That’s according to the 2021 Deloitte Holiday Retail Survey, which queried 4,315 consumers and 30 retail executives about shopping insights during the second holiday season of the COVID-19 pandemic.
Consumers are expected to spend $448 over the Thanksgiving period, representing an increase of 12% from last year and above pre-pandemic levels, the survey found. Average holiday spend increased to $1,463, up 5% from last year. However, average spend was slightly higher in 2019 at $1,496.
Higher spending this year is helped along by the reopening of experiences, with spending being driven by higher-income households. At the same time lower-income households continue to struggle, according to the survey. The majority (65%) of those planning to skip shopping this year are from lower-income households.
In-store shopping regains some lost ground this year, but online shopping is still elevated. One-third of holiday spend, or $440, comes from in-store this year, while 62%, or $924, comes from online. Retail executives expect online shopping to remain popular, and 40% of executives expect to see double-digit growth.
The holiday season faces new supply chain challenges this year, leaving retail executives concerned about shipping delays and stock being out. A whopping 64% of retail executives are worried about not receiving inventory on time, while 75% of shoppers are concerned about stockouts.

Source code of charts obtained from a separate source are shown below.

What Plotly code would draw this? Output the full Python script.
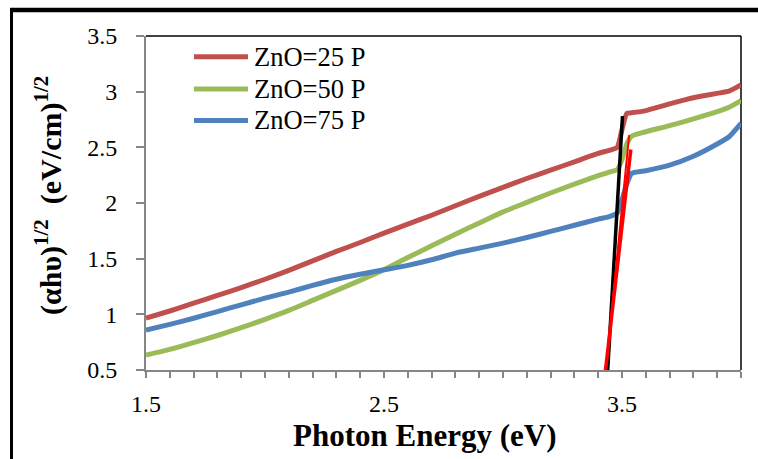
import plotly.graph_objects as go

# ---- data ----
energy = [1.5, 1.6, 1.7, 1.8, 1.9, 2.0, 2.1, 2.2, 2.3, 2.4, 2.5, 2.6, 2.7, 2.8, 2.9,
          3.0, 3.1, 3.2, 3.3, 3.4, 3.45, 3.48, 3.5, 3.52, 3.54, 3.6, 3.7, 3.8, 3.9, 3.95, 4.0]
zno_25 = [0.965, 1.03, 1.10, 1.17, 1.24, 1.315, 1.395, 1.48, 1.565, 1.645, 1.73, 1.81, 1.89,
          1.975, 2.06, 2.14, 2.22, 2.295, 2.37, 2.445, 2.475, 2.50, 2.66, 2.805, 2.81, 2.83,
          2.89, 2.945, 2.985, 3.005, 3.06]
zno_50 = [0.634, 0.685, 0.745, 0.81, 0.88, 0.955, 1.035, 1.125, 1.215, 1.305, 1.40, 1.51, 1.615,
          1.72, 1.82, 1.92, 2.005, 2.09, 2.17, 2.245, 2.28, 2.30, 2.39, 2.53, 2.60, 2.64,
          2.695, 2.755, 2.82, 2.86, 2.92]
zno_75 = [0.858, 0.91, 0.965, 1.025, 1.085, 1.145, 1.20, 1.26, 1.315, 1.36, 1.40, 1.44, 1.49,
          1.55, 1.595, 1.64, 1.69, 1.745, 1.80, 1.855, 1.88, 1.91, 2.03, 2.17, 2.265, 2.29,
          2.34, 2.42, 2.53, 2.595, 2.715]
series_names = ["ZnO=25 P", "ZnO=50 P", "ZnO=75 P"]

# band-gap extrapolation (tangent) lines
tan_black_x = [3.44, 3.502]
tan_black_y = [0.5, 2.78]
tan_red_x = [3.428, 3.537]
tan_red_y = [0.45, 2.48]
tan_red2_x = [3.43, 3.53]
tan_red2_y = [0.45, 2.61]

x_ticks = [1.5, 2.5, 3.5]
y_ticks = [0.5, 1, 1.5, 2, 2.5, 3, 3.5]

colors = ["#C0504D", "#9BBB59", "#4F81BD"]
SERIF = "Liberation Serif, Times New Roman, serif"

fig = go.Figure()
for name, ys, c in zip(series_names, [zno_25, zno_50, zno_75], colors):
    fig.add_trace(go.Scatter(x=energy, y=ys, mode="lines", name=name,
                             line=dict(color=c, width=5, shape="spline", smoothing=0.5),
                             showlegend=False))
fig.add_trace(go.Scatter(x=tan_black_x, y=tan_black_y, mode="lines",
                         line=dict(color="#000000", width=3.5), showlegend=False))
fig.add_trace(go.Scatter(x=tan_red2_x, y=tan_red2_y, mode="lines",
                         line=dict(color="#FF0000", width=2), showlegend=False))
fig.add_trace(go.Scatter(x=tan_red_x, y=tan_red_y, mode="lines",
                         line=dict(color="#FF0000", width=3.5), showlegend=False))

W, H = 758, 459
L, R, T, B = 146, 17, 36, 89
pw, ph = W - L - R, H - T - B

def px(xp):
    return (xp - L) / pw

def py(yp):
    return (H - B - yp) / ph

shapes = [
    # plot-area border (top and right edges)
    dict(type="line", xref="paper", yref="paper", x0=0, x1=1, y0=1, y1=1,
         line=dict(color="#000000", width=1.5), layer="below"),
    dict(type="line", xref="paper", yref="paper", x0=1, x1=1, y0=0, y1=1,
         line=dict(color="#000000", width=1.5), layer="below"),
    # outer chart frame: top edge
    dict(type="rect", xref="paper", yref="paper", x0=px(10.3), x1=px(758), y0=py(12.2), y1=py(7.8),
         fillcolor="#000000", line=dict(width=0), layer="above"),
]
annotations = []
legend_rows = [56.7, 89, 120.5]
for name, c, yy in zip(series_names, colors, legend_rows):
    shapes.append(dict(type="line", xref="paper", yref="paper", x0=px(194), x1=px(248),
                       y0=py(yy), y1=py(yy), line=dict(color=c, width=5)))
    annotations.append(dict(text=name, xref="paper", yref="paper", x=px(252), y=py(yy),
                            xanchor="left", yanchor="middle", showarrow=False,
                            font=dict(family=SERIF, size=26.5, color="#000000")))

# outer chart frame: left edge, drawn as a filled annotation box
annotations.append(dict(text=" ", xref="paper", yref="paper", x=px(10.3), y=py(7.8),
                        xanchor="left", yanchor="top", showarrow=False,
                        width=3, height=452, borderpad=0, borderwidth=0,
                        bgcolor="#000000", font=dict(size=2, color="#000000")))

annotations.append(dict(text="<b>Photon Energy (eV)</b>", xref="paper", yref="paper",
                        x=px(424), y=py(435), xanchor="center", yanchor="middle",
                        showarrow=False, font=dict(family=SERIF, size=31, color="#000000")))
annotations.append(dict(text="<b>(αhυ)<sup>1/2</sup>  (eV/cm)<sup>1/2</sup></b>", xref="paper",
                        yref="paper", x=px(48), y=py(196), xanchor="center", yanchor="middle",
                        textangle=-90, showarrow=False,
                        font=dict(family=SERIF, size=30, color="#000000")))

fig.update_layout(
    width=W, height=H,
    margin=dict(l=L, r=R, t=T, b=B, pad=0),
    paper_bgcolor="white", plot_bgcolor="white",
    showlegend=False,
    shapes=shapes, annotations=annotations,
    xaxis=dict(range=[1.5, 4.0], tickmode="array", tickvals=x_ticks,
               ticktext=[str(v) for v in x_ticks],
               showgrid=False, zeroline=False, showline=True, linecolor="#868686", linewidth=2,
               ticks="outside", ticklen=6, tickwidth=1.5, tickcolor="#868686",
               minor=dict(dtick=0.1, tick0=1.5, ticks="outside", ticklen=6, tickwidth=1.5,
                          tickcolor="#868686", showgrid=False),
               tickfont=dict(family=SERIF, size=24, color="#000000"),
               ticklabelstandoff=5),
    yaxis=dict(range=[0.5, 3.5], tickmode="array", tickvals=y_ticks,
               ticktext=["0.5", "1", "1.5", "2", "2.5", "3", "3.5"],
               showgrid=False, zeroline=False, showline=True, linecolor="#868686", linewidth=2,
               ticks="outside", ticklen=8, tickwidth=1.5, tickcolor="#868686",
               tickfont=dict(family=SERIF, size=24, color="#000000"),
               ticklabelstandoff=14),
)

fig.write_html("out.html", config={"displayModeBar": False})
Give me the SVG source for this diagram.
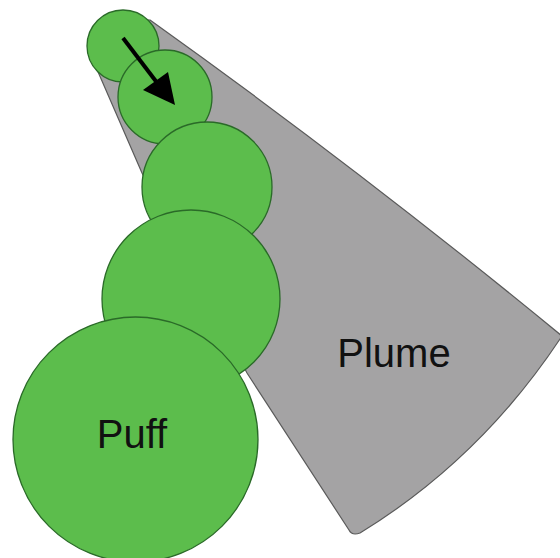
<svg xmlns="http://www.w3.org/2000/svg" width="560" height="558" viewBox="0 0 560 558">
<defs>
<style>
.puff{fill:#5cbd4c;stroke:#2a6a28;stroke-width:1.3}
.lbl{font-family:"Liberation Sans",Arial,sans-serif;font-size:40px;fill:#111}
</style>
</defs>
<rect width="560" height="558" fill="#fff"/>
<g id="plume">
<path d="M92,58 L110,20 L150,20 Q360,170 562,336 Q481,459 360,533 Q352,536 349,530 L247,373 L142,173 Z" fill="#a4a3a4" stroke="#5a5a5a" stroke-width="1.2" stroke-linejoin="round"/>
<text class="lbl" x="394" y="367" text-anchor="middle">Plume</text>
</g>
<g id="puffs">
<circle id="puff1" class="puff" cx="123" cy="46" r="36"/>
<circle id="puff2" class="puff" cx="165" cy="97" r="47"/>
<circle id="puff3" class="puff" cx="207" cy="187" r="65"/>
<circle id="puff4" class="puff" cx="191" cy="299" r="89"/>
<g id="puff5">
<circle class="puff" cx="135.5" cy="439.5" r="122.5"/>
<text class="lbl" x="132" y="448" text-anchor="middle">Puff</text>
</g>
</g>
<g id="connectors">
<line x1="123" y1="38" x2="158" y2="84" stroke="#000" stroke-width="4"/>
<path d="M175,105 L143,90 L168,72 Z" fill="#000"/>
</g>
</svg>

The supply chain issues have led consumers to shop earlier this season, and 68% of consumers plan to begin shopping before Thanksgiving, compared to 61% in 2020. Another 32% plan to start shopping on Thanksgiving or later, versus 39% in 2020. Retailers have pushed sales up, with 67% of retail executives expecting holiday shopping to start one to two weeks earlier.
“Thanksgiving has traditionally signaled the kick-off to the holiday shopping season,” Rod Sides, vice chair of Deloitte and U.S. retail, wholesale and distribution leader, said in a statement. “However, stockouts and inflation have caused consumers to start buying earlier to ensure they can get the best price for what they want, while it’s available. Retailers should be prepared to welcome shoppers throughout the holiday weekend as they prioritize items they can purchase and take home that day. In situations where supply chain and inventory are a challenge this season, retailers will need to have a strong substitution strategy in place to keep shoppers in the store or online.”
Supply chain worries are not the only challenges this year with inflation rates reaching new highs. Half of retail executives expect prices to increase this year, while 7 in 10 consumers believe the same. Nearly 40% of consumers say things cost more this year in general, while 50% are spending less thanks to higher food prices.